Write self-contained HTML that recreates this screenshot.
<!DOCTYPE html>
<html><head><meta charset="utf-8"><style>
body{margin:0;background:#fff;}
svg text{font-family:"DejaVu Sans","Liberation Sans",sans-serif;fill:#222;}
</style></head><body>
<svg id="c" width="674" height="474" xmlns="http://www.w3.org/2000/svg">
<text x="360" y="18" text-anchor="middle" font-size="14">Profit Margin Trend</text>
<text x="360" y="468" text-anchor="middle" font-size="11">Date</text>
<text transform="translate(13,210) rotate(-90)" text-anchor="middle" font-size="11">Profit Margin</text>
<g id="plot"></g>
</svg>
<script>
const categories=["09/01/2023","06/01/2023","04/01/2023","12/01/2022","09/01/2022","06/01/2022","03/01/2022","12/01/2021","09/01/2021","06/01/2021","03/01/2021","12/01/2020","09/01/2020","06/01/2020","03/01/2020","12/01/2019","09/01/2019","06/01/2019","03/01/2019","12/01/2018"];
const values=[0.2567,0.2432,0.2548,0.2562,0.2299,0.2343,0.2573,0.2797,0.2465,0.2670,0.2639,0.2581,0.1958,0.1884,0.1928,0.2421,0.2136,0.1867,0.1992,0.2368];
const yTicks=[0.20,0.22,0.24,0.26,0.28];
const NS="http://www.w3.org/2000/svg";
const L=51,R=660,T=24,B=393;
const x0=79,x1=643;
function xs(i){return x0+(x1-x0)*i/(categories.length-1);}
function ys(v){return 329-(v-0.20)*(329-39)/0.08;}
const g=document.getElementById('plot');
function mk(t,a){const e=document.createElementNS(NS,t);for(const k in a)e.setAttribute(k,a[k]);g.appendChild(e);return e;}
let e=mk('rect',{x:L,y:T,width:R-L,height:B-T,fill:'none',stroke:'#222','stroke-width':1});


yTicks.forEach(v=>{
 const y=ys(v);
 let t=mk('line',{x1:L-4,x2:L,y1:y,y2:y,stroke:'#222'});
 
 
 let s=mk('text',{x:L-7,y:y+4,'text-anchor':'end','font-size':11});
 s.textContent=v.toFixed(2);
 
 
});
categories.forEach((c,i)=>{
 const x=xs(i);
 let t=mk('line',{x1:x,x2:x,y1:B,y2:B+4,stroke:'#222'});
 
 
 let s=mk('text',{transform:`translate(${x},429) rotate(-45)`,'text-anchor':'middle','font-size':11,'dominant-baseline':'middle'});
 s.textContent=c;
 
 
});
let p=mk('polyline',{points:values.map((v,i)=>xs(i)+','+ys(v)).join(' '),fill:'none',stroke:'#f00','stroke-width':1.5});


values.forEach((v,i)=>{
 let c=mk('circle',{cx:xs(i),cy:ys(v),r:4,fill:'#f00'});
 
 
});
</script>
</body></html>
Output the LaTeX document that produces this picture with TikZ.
══════
TASK BRIEF:
Show all lines above holding "that".

ANSWER BELOW:
Write self-contained HTML that recreates this screenshot.
Output the LaTeX document that produces this picture with TikZ.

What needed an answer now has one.